JOB ->
The copy must start at the line that contains "What matplotlib code" and finish at the line that contains "lw=1.5, label='OOK-NRZ', zorder=3, clip_on=False)", reproducing each line exactly. Any picture in that span is omitted.

GIVEN RECORDS ->
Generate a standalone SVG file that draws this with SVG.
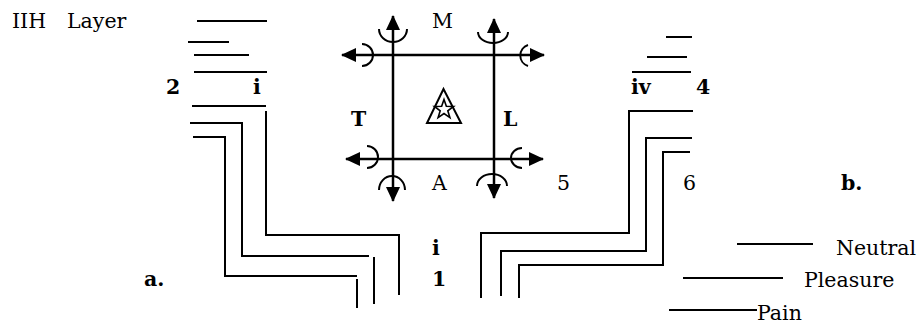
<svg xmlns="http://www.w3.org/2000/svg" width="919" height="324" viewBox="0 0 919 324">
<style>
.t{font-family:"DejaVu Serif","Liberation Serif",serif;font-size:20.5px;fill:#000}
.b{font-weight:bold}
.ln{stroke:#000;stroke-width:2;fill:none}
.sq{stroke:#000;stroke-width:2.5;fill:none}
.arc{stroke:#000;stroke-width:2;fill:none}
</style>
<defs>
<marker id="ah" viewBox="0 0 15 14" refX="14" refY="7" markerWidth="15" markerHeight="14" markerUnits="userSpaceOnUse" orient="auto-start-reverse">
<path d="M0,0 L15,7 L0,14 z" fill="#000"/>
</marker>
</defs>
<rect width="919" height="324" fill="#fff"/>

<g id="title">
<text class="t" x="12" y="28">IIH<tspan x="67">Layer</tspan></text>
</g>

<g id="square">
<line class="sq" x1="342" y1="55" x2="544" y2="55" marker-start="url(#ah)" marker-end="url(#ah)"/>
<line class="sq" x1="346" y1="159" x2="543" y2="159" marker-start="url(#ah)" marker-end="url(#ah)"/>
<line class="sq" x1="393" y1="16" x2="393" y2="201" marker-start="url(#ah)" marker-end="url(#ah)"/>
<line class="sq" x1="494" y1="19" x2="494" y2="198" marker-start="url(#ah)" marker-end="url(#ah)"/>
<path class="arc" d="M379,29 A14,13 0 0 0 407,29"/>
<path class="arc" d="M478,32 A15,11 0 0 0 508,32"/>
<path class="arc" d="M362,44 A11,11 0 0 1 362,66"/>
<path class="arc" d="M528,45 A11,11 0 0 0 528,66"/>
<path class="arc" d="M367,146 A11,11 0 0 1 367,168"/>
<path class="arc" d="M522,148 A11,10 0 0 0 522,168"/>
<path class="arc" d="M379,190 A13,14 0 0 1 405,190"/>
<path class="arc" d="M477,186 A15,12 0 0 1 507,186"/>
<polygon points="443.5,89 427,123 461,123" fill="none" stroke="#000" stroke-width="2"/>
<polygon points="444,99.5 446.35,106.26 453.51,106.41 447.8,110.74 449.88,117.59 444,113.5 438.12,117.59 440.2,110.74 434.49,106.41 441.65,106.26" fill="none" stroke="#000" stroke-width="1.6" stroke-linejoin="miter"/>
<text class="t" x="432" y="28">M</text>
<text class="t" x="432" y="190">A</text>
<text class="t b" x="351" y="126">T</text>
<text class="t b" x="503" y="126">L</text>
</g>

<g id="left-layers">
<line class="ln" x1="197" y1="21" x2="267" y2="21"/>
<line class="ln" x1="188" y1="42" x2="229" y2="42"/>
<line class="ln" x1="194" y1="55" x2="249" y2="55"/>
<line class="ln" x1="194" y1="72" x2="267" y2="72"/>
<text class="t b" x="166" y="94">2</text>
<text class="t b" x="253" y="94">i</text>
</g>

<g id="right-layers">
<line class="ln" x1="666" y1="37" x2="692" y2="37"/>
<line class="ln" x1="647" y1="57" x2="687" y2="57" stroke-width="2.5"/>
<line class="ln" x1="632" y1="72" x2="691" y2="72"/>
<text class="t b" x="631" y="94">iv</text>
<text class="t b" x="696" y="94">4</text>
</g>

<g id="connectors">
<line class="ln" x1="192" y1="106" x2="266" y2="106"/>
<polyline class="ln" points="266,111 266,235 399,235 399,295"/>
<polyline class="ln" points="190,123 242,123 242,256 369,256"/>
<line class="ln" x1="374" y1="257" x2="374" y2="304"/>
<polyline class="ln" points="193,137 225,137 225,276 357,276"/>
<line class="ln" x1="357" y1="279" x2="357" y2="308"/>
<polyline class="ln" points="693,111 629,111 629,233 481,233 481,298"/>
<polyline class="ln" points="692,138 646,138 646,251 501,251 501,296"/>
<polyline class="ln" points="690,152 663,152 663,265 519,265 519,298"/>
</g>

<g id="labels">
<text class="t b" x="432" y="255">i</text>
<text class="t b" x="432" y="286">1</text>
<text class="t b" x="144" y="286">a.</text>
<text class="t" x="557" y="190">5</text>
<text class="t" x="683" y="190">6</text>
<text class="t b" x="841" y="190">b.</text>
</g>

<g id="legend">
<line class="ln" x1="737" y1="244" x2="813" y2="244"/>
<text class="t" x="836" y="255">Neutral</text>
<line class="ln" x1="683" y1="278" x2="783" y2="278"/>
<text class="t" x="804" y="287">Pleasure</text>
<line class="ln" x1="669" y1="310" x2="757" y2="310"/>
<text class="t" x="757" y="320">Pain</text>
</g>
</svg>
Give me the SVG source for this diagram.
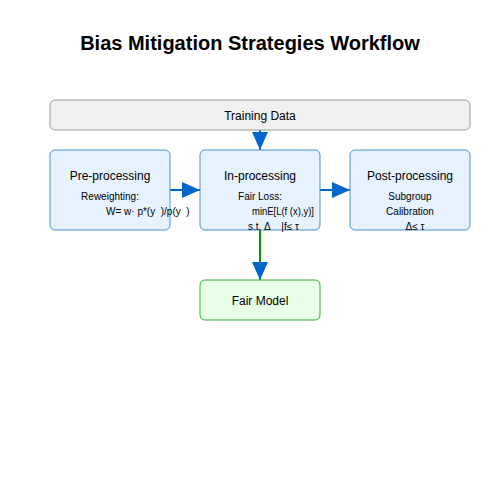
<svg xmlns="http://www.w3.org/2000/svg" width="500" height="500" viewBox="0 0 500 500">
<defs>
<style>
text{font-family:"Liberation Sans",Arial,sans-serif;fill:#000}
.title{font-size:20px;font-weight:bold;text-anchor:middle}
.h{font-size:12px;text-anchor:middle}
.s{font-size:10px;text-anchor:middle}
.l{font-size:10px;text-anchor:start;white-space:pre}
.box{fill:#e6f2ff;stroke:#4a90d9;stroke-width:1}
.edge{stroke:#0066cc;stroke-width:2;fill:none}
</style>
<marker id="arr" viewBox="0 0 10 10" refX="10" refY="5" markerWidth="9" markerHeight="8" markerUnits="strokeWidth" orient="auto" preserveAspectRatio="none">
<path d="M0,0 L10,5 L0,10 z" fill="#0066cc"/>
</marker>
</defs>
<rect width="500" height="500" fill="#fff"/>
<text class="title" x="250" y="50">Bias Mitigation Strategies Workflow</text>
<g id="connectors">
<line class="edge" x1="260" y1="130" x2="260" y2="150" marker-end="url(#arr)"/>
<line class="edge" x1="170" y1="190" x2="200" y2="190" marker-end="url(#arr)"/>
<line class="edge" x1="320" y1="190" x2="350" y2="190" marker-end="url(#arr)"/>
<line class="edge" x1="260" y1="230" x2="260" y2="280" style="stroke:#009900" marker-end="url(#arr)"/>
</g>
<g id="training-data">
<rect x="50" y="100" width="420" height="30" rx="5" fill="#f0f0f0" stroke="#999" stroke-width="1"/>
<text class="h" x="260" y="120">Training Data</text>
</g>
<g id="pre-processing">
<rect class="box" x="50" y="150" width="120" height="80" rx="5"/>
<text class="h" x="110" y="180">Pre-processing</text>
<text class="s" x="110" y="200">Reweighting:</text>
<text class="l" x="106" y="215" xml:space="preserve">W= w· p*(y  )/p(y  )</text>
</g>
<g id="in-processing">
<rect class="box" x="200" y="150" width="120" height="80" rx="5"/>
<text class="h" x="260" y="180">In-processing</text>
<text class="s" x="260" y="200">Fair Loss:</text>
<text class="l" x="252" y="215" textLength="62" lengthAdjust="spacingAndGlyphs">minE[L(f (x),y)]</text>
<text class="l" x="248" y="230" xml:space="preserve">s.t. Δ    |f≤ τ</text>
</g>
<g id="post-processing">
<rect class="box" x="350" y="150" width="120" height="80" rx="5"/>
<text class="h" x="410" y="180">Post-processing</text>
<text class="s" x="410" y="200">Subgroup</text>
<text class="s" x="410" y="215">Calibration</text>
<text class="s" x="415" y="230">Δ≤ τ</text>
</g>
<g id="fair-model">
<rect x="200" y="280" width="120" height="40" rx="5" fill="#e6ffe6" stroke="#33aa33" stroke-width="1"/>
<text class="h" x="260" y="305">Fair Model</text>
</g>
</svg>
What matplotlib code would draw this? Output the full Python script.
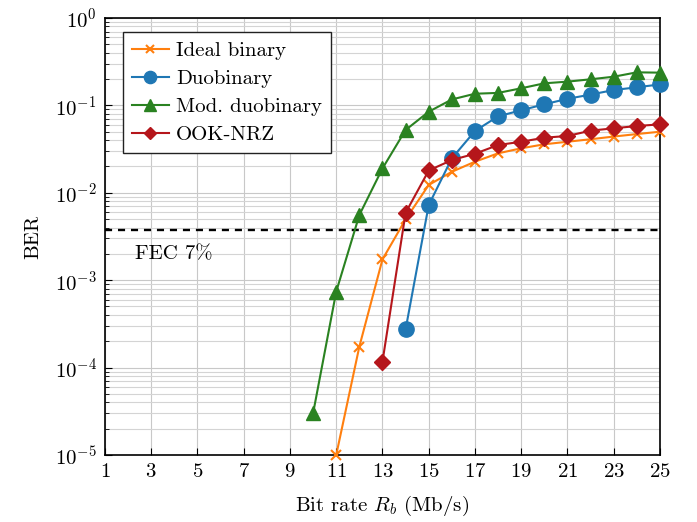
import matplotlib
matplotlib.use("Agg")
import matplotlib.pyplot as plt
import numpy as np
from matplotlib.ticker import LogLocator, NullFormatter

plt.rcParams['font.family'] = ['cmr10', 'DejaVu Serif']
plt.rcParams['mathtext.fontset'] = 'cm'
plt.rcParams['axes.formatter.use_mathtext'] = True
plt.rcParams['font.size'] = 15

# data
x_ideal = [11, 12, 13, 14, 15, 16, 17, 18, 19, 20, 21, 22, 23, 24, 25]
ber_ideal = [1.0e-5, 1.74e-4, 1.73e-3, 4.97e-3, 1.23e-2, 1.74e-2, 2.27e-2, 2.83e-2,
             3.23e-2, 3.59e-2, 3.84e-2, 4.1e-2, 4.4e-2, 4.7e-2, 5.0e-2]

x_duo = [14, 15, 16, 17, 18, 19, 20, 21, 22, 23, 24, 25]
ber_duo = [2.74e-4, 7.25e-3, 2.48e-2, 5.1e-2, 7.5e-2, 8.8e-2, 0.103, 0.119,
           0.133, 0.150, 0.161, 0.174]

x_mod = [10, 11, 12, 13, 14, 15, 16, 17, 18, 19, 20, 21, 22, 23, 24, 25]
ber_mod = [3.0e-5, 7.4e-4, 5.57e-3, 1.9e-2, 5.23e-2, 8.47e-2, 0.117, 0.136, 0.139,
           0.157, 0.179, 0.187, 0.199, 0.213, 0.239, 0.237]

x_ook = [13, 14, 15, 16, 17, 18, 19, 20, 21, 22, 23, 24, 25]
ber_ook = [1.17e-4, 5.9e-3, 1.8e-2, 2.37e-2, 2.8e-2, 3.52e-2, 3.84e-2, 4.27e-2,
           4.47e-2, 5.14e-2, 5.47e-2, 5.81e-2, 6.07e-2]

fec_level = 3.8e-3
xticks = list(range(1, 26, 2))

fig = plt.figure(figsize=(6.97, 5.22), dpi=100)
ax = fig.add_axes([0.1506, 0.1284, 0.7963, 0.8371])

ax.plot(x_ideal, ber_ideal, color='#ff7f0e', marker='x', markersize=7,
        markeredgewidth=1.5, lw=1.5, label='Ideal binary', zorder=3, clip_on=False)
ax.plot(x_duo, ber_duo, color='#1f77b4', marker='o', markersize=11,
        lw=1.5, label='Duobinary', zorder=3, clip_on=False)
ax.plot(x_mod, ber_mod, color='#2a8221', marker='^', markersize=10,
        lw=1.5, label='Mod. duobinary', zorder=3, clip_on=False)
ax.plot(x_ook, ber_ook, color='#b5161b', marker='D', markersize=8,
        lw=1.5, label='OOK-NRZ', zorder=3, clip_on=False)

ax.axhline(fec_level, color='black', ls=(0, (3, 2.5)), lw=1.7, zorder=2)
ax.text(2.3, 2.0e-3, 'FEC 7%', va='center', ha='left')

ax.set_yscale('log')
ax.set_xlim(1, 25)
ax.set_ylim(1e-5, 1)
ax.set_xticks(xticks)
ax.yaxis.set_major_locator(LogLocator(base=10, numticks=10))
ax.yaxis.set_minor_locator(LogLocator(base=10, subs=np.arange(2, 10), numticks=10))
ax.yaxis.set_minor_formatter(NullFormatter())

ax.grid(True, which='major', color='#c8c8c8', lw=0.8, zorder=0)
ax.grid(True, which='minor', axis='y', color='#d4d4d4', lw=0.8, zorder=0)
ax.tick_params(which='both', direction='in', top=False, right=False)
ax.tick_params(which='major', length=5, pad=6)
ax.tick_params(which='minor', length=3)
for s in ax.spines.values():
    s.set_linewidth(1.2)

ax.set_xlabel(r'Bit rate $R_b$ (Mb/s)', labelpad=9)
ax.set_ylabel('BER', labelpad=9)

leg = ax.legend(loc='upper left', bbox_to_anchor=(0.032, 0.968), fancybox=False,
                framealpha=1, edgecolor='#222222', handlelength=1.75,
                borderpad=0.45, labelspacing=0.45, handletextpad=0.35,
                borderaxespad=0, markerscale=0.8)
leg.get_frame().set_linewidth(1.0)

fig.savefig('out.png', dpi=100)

FULL ANSWER ->
What matplotlib code would draw this? Output the full Python script.
import matplotlib
matplotlib.use("Agg")
import matplotlib.pyplot as plt
import numpy as np
from matplotlib.ticker import LogLocator, NullFormatter

plt.rcParams['font.family'] = ['cmr10', 'DejaVu Serif']
plt.rcParams['mathtext.fontset'] = 'cm'
plt.rcParams['axes.formatter.use_mathtext'] = True
plt.rcParams['font.size'] = 15

# data
x_ideal = [11, 12, 13, 14, 15, 16, 17, 18, 19, 20, 21, 22, 23, 24, 25]
ber_ideal = [1.0e-5, 1.74e-4, 1.73e-3, 4.97e-3, 1.23e-2, 1.74e-2, 2.27e-2, 2.83e-2,
             3.23e-2, 3.59e-2, 3.84e-2, 4.1e-2, 4.4e-2, 4.7e-2, 5.0e-2]

x_duo = [14, 15, 16, 17, 18, 19, 20, 21, 22, 23, 24, 25]
ber_duo = [2.74e-4, 7.25e-3, 2.48e-2, 5.1e-2, 7.5e-2, 8.8e-2, 0.103, 0.119,
           0.133, 0.150, 0.161, 0.174]

x_mod = [10, 11, 12, 13, 14, 15, 16, 17, 18, 19, 20, 21, 22, 23, 24, 25]
ber_mod = [3.0e-5, 7.4e-4, 5.57e-3, 1.9e-2, 5.23e-2, 8.47e-2, 0.117, 0.136, 0.139,
           0.157, 0.179, 0.187, 0.199, 0.213, 0.239, 0.237]

x_ook = [13, 14, 15, 16, 17, 18, 19, 20, 21, 22, 23, 24, 25]
ber_ook = [1.17e-4, 5.9e-3, 1.8e-2, 2.37e-2, 2.8e-2, 3.52e-2, 3.84e-2, 4.27e-2,
           4.47e-2, 5.14e-2, 5.47e-2, 5.81e-2, 6.07e-2]

fec_level = 3.8e-3
xticks = list(range(1, 26, 2))

fig = plt.figure(figsize=(6.97, 5.22), dpi=100)
ax = fig.add_axes([0.1506, 0.1284, 0.7963, 0.8371])

ax.plot(x_ideal, ber_ideal, color='#ff7f0e', marker='x', markersize=7,
        markeredgewidth=1.5, lw=1.5, label='Ideal binary', zorder=3, clip_on=False)
ax.plot(x_duo, ber_duo, color='#1f77b4', marker='o', markersize=11,
        lw=1.5, label='Duobinary', zorder=3, clip_on=False)
ax.plot(x_mod, ber_mod, color='#2a8221', marker='^', markersize=10,
        lw=1.5, label='Mod. duobinary', zorder=3, clip_on=False)
ax.plot(x_ook, ber_ook, color='#b5161b', marker='D', markersize=8,
        lw=1.5, label='OOK-NRZ', zorder=3, clip_on=False)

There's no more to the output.